Starting at the line that contains "Clone this chart in Plotly." and stopping at the line that contains "import plotly.graph_objects as go", copy every line exactly, both ends included, without the pictures.

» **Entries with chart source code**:

^^^^

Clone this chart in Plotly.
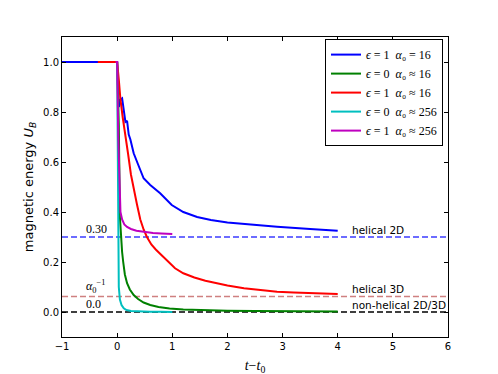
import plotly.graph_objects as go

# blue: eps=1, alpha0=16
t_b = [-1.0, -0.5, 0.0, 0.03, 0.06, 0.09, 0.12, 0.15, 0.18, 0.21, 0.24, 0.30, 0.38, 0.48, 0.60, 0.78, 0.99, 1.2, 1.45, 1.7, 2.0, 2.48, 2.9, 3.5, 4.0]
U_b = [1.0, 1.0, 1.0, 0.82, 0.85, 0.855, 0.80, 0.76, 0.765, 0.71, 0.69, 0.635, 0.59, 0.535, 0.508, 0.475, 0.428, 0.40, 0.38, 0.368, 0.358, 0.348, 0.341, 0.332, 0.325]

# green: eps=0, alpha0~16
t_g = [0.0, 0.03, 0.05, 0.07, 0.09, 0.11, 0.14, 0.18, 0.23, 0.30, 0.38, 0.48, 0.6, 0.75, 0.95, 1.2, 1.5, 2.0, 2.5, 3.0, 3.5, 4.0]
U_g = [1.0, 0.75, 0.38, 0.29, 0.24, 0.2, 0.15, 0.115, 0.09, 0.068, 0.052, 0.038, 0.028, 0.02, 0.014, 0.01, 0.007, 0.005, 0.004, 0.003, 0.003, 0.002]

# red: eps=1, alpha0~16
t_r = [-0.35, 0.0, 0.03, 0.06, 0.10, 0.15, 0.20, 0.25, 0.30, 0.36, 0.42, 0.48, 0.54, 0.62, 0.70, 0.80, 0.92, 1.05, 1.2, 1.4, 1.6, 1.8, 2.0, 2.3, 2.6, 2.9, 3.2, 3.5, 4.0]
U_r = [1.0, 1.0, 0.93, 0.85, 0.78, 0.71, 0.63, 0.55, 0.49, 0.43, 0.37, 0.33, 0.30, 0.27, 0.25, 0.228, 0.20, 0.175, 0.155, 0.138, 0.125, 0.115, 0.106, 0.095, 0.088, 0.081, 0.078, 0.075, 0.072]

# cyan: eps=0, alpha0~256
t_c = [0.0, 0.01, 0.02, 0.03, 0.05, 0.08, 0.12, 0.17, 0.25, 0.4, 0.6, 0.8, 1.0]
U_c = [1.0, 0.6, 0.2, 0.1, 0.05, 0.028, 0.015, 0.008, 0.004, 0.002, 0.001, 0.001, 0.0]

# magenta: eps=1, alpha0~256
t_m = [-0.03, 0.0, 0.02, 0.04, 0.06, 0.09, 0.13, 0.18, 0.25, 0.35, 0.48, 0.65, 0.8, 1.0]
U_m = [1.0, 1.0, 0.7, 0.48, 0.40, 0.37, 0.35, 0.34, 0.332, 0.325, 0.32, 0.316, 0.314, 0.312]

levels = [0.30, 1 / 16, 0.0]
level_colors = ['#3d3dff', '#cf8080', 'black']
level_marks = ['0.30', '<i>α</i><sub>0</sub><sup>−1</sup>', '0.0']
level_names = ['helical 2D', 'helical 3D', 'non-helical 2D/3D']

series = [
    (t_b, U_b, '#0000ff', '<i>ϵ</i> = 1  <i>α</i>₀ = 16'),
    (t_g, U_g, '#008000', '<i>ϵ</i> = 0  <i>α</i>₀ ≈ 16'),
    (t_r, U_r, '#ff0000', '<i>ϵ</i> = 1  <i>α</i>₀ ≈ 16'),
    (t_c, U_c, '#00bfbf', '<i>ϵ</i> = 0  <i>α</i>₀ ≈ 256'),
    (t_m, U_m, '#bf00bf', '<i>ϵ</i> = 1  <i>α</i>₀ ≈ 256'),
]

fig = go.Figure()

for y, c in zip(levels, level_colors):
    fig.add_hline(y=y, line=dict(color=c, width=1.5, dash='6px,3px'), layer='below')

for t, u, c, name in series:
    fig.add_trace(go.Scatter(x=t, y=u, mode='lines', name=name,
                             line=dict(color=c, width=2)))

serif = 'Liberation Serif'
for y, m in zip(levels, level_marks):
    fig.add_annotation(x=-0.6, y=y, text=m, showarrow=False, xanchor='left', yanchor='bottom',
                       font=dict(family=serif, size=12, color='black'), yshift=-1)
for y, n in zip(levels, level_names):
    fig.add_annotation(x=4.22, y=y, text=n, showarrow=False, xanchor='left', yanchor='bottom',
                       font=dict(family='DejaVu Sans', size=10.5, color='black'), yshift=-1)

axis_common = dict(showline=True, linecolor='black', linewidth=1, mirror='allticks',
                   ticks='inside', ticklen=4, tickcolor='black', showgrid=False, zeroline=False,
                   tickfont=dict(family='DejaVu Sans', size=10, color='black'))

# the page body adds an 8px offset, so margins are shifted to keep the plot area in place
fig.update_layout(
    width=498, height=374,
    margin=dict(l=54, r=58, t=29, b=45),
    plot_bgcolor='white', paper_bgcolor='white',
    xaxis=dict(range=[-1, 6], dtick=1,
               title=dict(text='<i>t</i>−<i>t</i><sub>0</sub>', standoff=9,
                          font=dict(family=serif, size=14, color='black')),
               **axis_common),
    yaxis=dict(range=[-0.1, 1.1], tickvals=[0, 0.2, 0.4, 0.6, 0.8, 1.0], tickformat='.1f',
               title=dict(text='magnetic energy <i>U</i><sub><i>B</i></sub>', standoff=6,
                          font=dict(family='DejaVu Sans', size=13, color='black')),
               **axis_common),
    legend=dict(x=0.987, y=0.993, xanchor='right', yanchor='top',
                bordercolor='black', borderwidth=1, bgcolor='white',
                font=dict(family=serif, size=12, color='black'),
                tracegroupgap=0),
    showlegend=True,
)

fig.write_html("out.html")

^^^^

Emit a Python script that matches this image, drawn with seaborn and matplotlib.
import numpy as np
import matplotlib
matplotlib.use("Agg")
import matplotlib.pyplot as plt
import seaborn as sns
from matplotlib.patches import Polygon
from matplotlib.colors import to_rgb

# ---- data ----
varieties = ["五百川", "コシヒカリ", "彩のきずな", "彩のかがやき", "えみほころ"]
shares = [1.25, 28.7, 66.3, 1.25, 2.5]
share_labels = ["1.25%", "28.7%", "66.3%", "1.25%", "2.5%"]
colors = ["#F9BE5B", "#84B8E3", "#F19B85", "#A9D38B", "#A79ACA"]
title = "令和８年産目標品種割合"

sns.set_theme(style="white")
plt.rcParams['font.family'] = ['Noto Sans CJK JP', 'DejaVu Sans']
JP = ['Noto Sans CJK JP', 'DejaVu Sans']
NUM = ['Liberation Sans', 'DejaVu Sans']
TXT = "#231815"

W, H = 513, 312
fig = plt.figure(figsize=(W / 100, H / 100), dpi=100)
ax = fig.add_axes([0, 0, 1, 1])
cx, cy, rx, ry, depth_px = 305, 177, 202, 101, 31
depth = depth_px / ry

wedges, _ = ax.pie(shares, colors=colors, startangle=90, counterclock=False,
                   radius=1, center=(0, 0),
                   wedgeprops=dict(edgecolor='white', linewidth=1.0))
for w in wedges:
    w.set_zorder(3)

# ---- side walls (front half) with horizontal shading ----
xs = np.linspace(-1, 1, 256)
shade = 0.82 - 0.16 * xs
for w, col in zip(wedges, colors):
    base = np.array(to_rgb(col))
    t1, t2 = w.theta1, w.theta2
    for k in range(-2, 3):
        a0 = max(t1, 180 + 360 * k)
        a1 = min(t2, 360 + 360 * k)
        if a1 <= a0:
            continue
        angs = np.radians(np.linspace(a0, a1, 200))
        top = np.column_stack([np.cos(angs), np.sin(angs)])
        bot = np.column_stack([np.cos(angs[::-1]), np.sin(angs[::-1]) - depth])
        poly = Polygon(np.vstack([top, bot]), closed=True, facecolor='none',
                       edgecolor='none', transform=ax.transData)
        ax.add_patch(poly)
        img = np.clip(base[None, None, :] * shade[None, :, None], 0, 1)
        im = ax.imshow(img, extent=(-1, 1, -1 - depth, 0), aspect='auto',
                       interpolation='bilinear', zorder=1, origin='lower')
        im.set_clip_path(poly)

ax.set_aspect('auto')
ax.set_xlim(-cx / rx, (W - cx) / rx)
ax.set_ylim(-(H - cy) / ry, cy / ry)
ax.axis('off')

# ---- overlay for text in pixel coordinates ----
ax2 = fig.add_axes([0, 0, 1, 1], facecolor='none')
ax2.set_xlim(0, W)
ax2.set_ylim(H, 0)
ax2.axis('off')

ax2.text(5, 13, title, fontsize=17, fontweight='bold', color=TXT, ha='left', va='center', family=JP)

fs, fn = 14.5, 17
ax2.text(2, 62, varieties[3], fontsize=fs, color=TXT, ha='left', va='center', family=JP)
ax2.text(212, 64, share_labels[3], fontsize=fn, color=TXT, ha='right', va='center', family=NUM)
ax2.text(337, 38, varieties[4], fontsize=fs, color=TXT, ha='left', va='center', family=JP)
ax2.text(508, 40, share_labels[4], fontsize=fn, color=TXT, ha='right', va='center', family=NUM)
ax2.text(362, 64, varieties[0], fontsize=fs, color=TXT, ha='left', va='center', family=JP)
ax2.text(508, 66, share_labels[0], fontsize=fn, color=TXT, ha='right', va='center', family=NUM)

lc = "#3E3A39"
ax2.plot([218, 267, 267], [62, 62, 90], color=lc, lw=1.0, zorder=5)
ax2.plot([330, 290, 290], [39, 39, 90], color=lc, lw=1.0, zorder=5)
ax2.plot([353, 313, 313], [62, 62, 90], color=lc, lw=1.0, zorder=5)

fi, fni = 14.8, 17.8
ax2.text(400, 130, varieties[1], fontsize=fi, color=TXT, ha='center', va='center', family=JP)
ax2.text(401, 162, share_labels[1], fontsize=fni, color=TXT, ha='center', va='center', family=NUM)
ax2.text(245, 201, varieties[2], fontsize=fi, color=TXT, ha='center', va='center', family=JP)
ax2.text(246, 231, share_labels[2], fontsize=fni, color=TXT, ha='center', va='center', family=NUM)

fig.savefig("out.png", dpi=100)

^^^^

» **Worked answer**:
Clone this chart in Plotly.
import plotly.graph_objects as go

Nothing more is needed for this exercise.